The Canadian Coast Guard still has about five to seven days of ice-breaking operations around New Brunswick’s Acadian Peninsula, the acting superintendent of Ice Operations Atlantic, Trevor Hodgson, reported Wednesday.

Ice had started its normal regression from the Gulf of St. Lawrence by early March but a few days of northeasterly winds in mid-March reversed that trend.

“It hit the Gulf pretty hard, he said.

“It essentially took all the ice that was in the Gulf and compacted it into three big piles,” he said of how it pushed the ice against Prince Edward Island’s north shore and some into the eastern and western entrances to the Northumberland Strait. Because the ice was so compressed by the pressure, it has taken longer for it to decompress and move out. He said that’s happening now and cargo ships have been able to make it into port in Summerside and Charlottetown without ice-breaker assistance.

A Canadian Coast Guard icebreaker cuts a path through the Northumberland Strait and under the Confederation Bridge in this aerial shot. Ice conditions around P.E.I. are improving by the day, but there is still considerable ice in Northern New Brunswick which is delaying the start of the snow crab fishery.
A Canadian Coast Guard icebreaker, the CCGS Louis S. St-Laurent, cuts a path through the Northumberland Strait and under the Confederation Bridge in this aerial shot taken from a Coast Guard Bell 429 helicopter. Ice conditions around P.E.I. are improving by the day, but there is still considerable ice in Northern New Brunswick which is delaying the start of the snow crab fishery.

While P.E.I. is now breaking free of winter’s grasp on its own, Hodgson said there still remains several days of ice-breaking operations in northern New Brunswick. Of particular concern are the Acadian Peninsula ports of Shippagan, Caraquet and Lemèque, where many of the region’s crab boats are based.

There was so much pack ice that the hovercraft could not get into port and the 83-meter ice-breaker, the Sir William Alexander, had to be called in to conduct four break-outs in Chaleur Bay and Shippagan Bay.

The hovercraft has since taken over and has logged four days in Shippagan Bay and around Shippagan wharf.
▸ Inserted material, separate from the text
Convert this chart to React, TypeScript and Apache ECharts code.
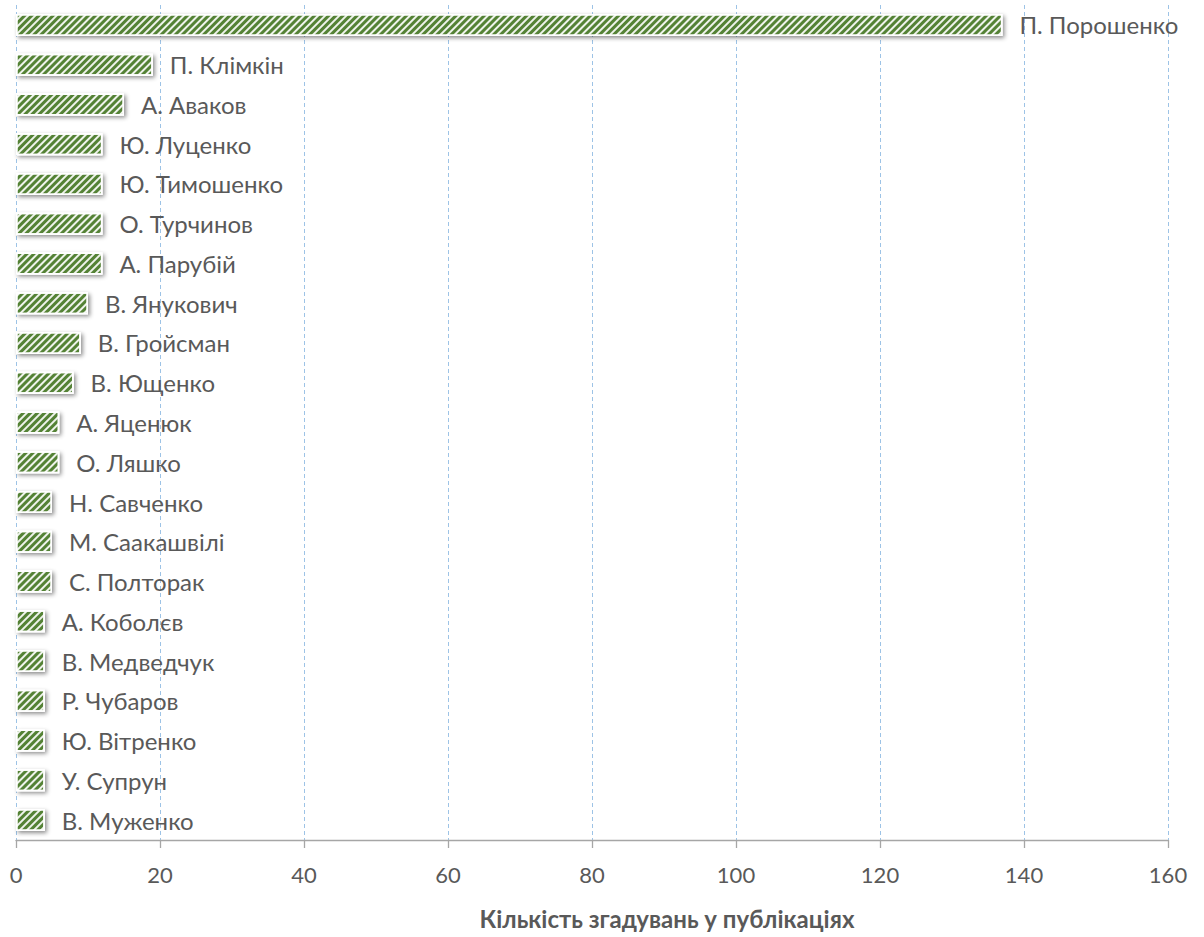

Fishermen have started to launch their crab boats but shore-fast ice is still denying them access to the fishing grounds.

Once the ports are free and the fast ice has moved off, buoys to mark the channels will still have to be placed before the crab fishery can open, Hodgson acknowledged.

“We don’t really have a set (opening) day. We’re basically working with the weather to go day-by-day,” said Hodgson who acknowledged near gale force wind out of the east on Tuesday has helped clear some of the fast ice.